Bribiescas teaches biological anthropology at Yale University and is the author of Men: Evolutionary and Life History and How Men Age: What Evolution Reveals about Male Health and Mortality.
As an anthropologist who studies the evolutionary biology of men, I have followed with distress the recent spate of reports on the sexual harassment and abuse of women by high-profile men, and the inevitable question that follows: Are men simply prewired to behave badly towards women?
When this rationalization is implied — and it commonly is — the conversation often leads to one explanation: evolution. Maybe, some suggest, behaviors like sexual harassment and violence towards women are the result of millions of years of evolution. Maybe the selection pressures of men and male competition, in tandem with the need to reproduce, have perhaps led to the entrenchment of bad behaviors in men. Maybe it is part of our biology, our DNA — and us men cannot help ourselves. It is asked: Can we simply say “boys will be boys” and explain sexual harassment as the natural extension of maleness?
The answer is no. We cannot.
While natural selection has and continues to influence human evolution, such as the challenge of emerging and more virulent infectious diseases, it is vital to remember that it does so within the broad and crucial context of environmental influences, including social and economic factors that are squarely under our control. Evolution can inform our understanding of basic behavioral traits in all organisms, including humans. However, evolution cannot say much about individual behavior.
It is true that men are more likely to engage in sexual harassment than women — including in non-human primates and other distantly related animals, for which it is often the case that males are the harassers and perpetrators of violence against females. One of many contributing factors is that natural selection commonly leads to traits that embolden primate males, such as larger body sizes compared to females. This is often associated with males exerting power over females, including harassment. But while humans share many traits with these species, we are not just another primate. We are unique in many ways, including having evolved the heightened ability to adjust to our natural and social environment through our physiology, behavior and culture.
While feelings of aggression, the impulse to exert one’s will on another person and other negative behaviors are part of the daily life experience of virtually every human being, we have also evolved the ability to check those impulses. In the university courses that I taught, I used to make the observation to my students that if the lecture hall were filled with any other species of primates besides young adult humans, they would surely not be listening attentively in their seats. A few would probably be engaged in sexual behavior; some would be fighting and screaming; some males would be harassing females; while others would be engaged in some other basic act. Thankfully this is not the case, at least in my classes. I’m certain that such thoughts are probably well-represented in a lecture hall full of young adults. But as humans we have the evolved ability to manage these compulsions.

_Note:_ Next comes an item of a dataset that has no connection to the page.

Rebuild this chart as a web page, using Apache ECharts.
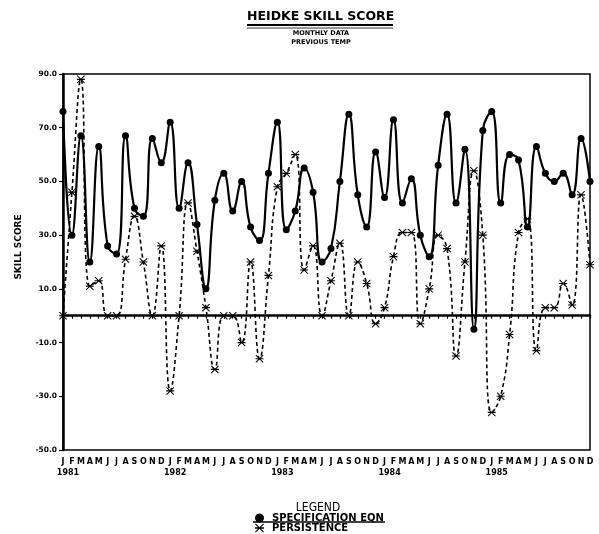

As sexual harassment and other unwanted behaviors are often viewed through the lens of evolution, we should remember that natural selection has also promoted the evolution of positive behaviors that are unique to humans and only a handful of other primates. Men care for their children. They bond with mates along a spectrum of sexuality. They look after vulnerable members of our society, such as the sick and elderly. Indeed, it is not aggression but instead empathy and caring for others that are among the most important evolved traits that define us as a species. It is these characteristics that have led us to our evolutionary success while other primates that have long gone extinct. Humans exhibit diverse behavioral repertoires that include the ability to behave responsibly and in a morally preferred fashion. That is, evolution has provided us with the skill sets to not only resist inclinations to behave badly but also to foster and deploy behaviors that might actually make the world a better place, especially for women.
As Charles Darwin himself stated in his book, The Descent of Man and Selection in Relation to Sex, “With civilised people the arbitrament of battle for the possession of the women has long ceased.” In other words, civilized people do not disempower women.
As a species, we have not shed the influence of evolution by natural selection — both bad and good. But evolution has not only led to challenges in our ability to behave morally. It has also endowed us with the abilities to think critically, to reflect and to manage our actions. Collectively, the evolution of culture and social norms allow us to hold ourselves accountable. The issue is whether men are willing to leverage the morally desirable traits that natural selection has provided to all humans — care, empathy, social responsibility and accountability — and whether we all can better nurture their expression.